Michelle Creech
Effect of periodical cicadas on radial increment growth in sugar maples of the forest edge and forest interior in Griffy Preserve.
BSES Senior Research 2005

Background

Periodical cicadas can affect trees in a number of ways. In emergence years females oviposit on tree branches, commonly causing branch mortality in host trees. After nymphs hatch from egg nests and drop to the ground to burrow in the soil below, they feed on tree root xylem fluids throughout the course of their 13- or 17- year development. More secondary effects resulting from the presence of cicadas can include nutrient loads into forest ecosystems in outbreak years and the possibility of pathogen entry into trees due to cuts made by oviposition and root-feeding. Root-feeding by periodical cicada nymphs was found to reduce radial tree-ring growth in host scrub oaks by up to 30% in the four years following an emergence event, but to have no significant effect on tree growth in the four years leading up to cicada emergence (Karban 1980). Another study found a 4% reduction of radial increment growth evident in oak trees during cicada emergence years; effects in other years were variable or not present, suggesting that oviposition has a greater impact than nymphal root-feeding on tree growth (Koenig and Liebhold 2003). In outbreak years, cicadas initially emerge in greater numbers from forest interiors than forest edges, yet a trend toward greater colonization of forest edges has been noted (Rodenhouse et al. 1997). Cicadas burrowing in edge areas tend to time their emergence slightly earlier than cicadas in interior forest, likely due to cues of sunlight and soil temperature that affect edge areas first. Interior forest cicadas may emerge soon after edge cicadas and be drawn to male chorus centers that have already formed on forest edges. Females also prefer to oviposit in sunlit areas, which forest edge can provide. Thus forest edge trees may experience more oviposition than interior forest trees, leading to greater densities of burrowing nymphs below edge trees compared to interior host trees. Nymph mortality, however, may be higher where population densities are greater and offset the initially higher density of feeding nymphs (Williams and Simon 1995). This study sets out to evaluate the effect of Brood X periodical cicadas on radial tree-ring growth of sugar maples in Griffy Preserve, and to consider whether a more pronounced effect is evident within trees of the forest edge compared to trees of the forest interior.
METHODS A site was chosen in Griffy Preserve that borders the IU Golf Course. Both interior and edge trees were sampled to obtain cores that were prepared and analyzed according to methods of dendrochronology (Stokes and Smiley 1968). A master chronology was developed for each set of trees by charting and averaging relative growth patterns among each series of tree cores. RESULTS The series intercorrelation within each tree ring series was significant. Average ring growth as it varied between edge and interior trees can be seen in Figure 1, including the onset of highly variable growth beginning with the 1987 emergence year. Climate variables that significantly affected tree growth were identified with multiple regression analysis and removed from the core data. Superposed epoch analysis compared the means of increment growth associated with the 17 years before and 17 years after each outbreak year of 1953, 1970, and 1987. Averaging the data in this way could reveal signals in tree rings caused by cicada periodicity. Applied to the interior chronology, a waveform emerged in the graphical output that roughly follows a 17- year cycle. It can be seen in Figure 2. Time series analysis picked up no 17- year response, however.

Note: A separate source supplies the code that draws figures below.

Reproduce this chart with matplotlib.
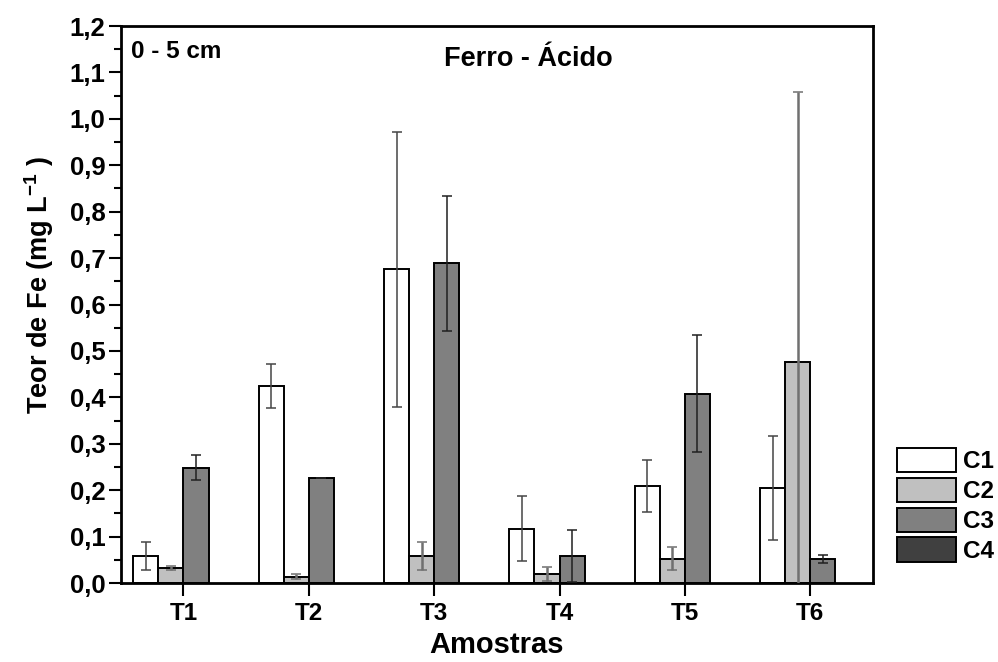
import numpy as np
import matplotlib.pyplot as plt
from matplotlib.ticker import MultipleLocator

plt.rcParams['font.family'] = ['Liberation Sans', 'DejaVu Sans']
plt.rcParams['font.weight'] = 'bold'
plt.rcParams['mathtext.fontset'] = 'custom'
plt.rcParams['mathtext.rm'] = 'Liberation Sans:bold'
plt.rcParams['mathtext.bf'] = 'Liberation Sans:bold'

amostras = ["T1", "T2", "T3", "T4", "T5", "T6"]
series = ["C1", "C2", "C3", "C4"]

# mean values (mg/L)
c1 = [0.058, 0.424, 0.676, 0.117, 0.210, 0.205]
c2 = [0.032, 0.014, 0.058, 0.020, 0.052, 0.477]
c3 = [0.248, 0.227, 0.689, 0.059, 0.408, 0.052]
c4 = [np.nan] * 6

# error bars
c1_err = [0.030, 0.047, 0.296, 0.070, 0.056, 0.112]
c2_err = [0.004, 0.005, 0.031, 0.015, 0.025, 0.581]
c3_err = [0.027, 0.0, 0.145, 0.056, 0.126, 0.008]
c4_err = [0.0] * 6

vals = [c1, c2, c3, c4]
errs = [c1_err, c2_err, c3_err, c4_err]
cores = ["#ffffff", "#c0c0c0", "#808080", "#404040"]
err_cores = ["#454545", "#707070", "#202020", "#202020"]
err_lw = [1.1, 1.8, 1.1, 1.1]

fig = plt.figure(figsize=(9.98, 6.62), dpi=100)
ax = fig.add_axes([0.121, 0.1193, 0.7537, 0.8414])

x = np.arange(1, len(amostras) + 1)
w = 0.2
for i, s in enumerate(series):
    pos = x + (i - 1.5) * w
    ax.bar(pos, vals[i], width=w, color=cores[i], edgecolor="black",
           linewidth=1.4, label=s, zorder=2)
    ax.errorbar(pos, vals[i], yerr=errs[i], fmt="none", ecolor=err_cores[i],
                elinewidth=err_lw[i], capsize=3.6, capthick=1.1, zorder=3)

ax.set_xlim(0.5, 6.5)
ax.set_ylim(0, 1.2)
ax.set_xticks(x)
ax.set_xticklabels(amostras)
ax.yaxis.set_major_locator(MultipleLocator(0.1))
ax.yaxis.set_minor_locator(MultipleLocator(0.05))
ax.yaxis.set_major_formatter(plt.FuncFormatter(lambda v, p: f"{v:.1f}".replace(".", ",")))

ax.tick_params(axis="y", which="major", direction="out", length=9, width=1.5,
               labelsize=18.5, pad=2)
ax.tick_params(axis="y", which="minor", direction="out", length=5, width=1.5)
ax.tick_params(axis="x", which="major", direction="out", length=9, width=1.5,
               labelsize=17.5, pad=5)
for sp in ax.spines.values():
    sp.set_linewidth(2)

ax.set_xlabel("Amostras", fontsize=21, fontweight="bold", labelpad=4)
ax.set_ylabel("Teor de Fe (mg L$^{-1}$ )", fontsize=19.5, fontweight="bold")
ax.yaxis.set_label_coords(-0.086, 0.535)

ax.text(0.013, 0.975, "0 - 5 cm", transform=ax.transAxes, fontsize=17.5,
        fontweight="bold", va="top", ha="left")
ax.text(0.542, 0.965, "Ferro - Ácido", transform=ax.transAxes, fontsize=19.5,
        fontweight="bold", va="top", ha="center")

fig.legend(loc="upper left", bbox_to_anchor=(896.7 / 998, 1 - 448 / 662),
           frameon=False, fontsize=17.5, handlelength=2.43, handleheight=1.17,
           handletextpad=0.3, labelspacing=0.18, borderpad=0, borderaxespad=0)

fig.savefig("out.png", dpi=100)
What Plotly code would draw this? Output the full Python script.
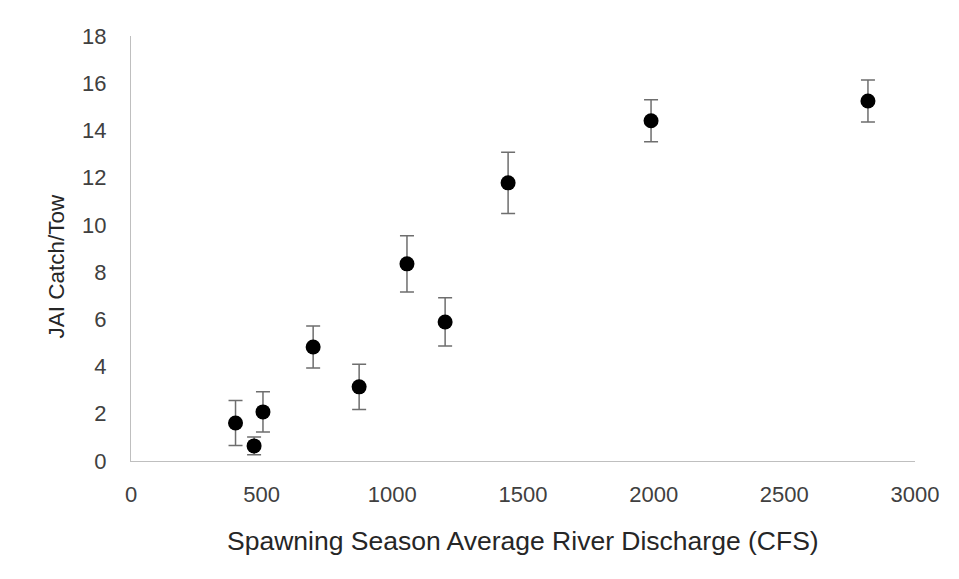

DISCUSSION The climate signal in the chronologies was not strong, probably due to watering and fertilization employed upslope of the Preserve to manage the golf course. No clear reductions in growth emerged in outbreak years or in years directly following emergence, as other studies have uncovered. The 17-year signal suggested by superposed epoch analysis remains of interest, and spectral analysis could elucidate a cicada signal where time series analysis could not. The edge trees constituted a more variable and less intercorrelated chronology than that of the interior, and reanalysis of more problematic cores may assist in developing more definitive results.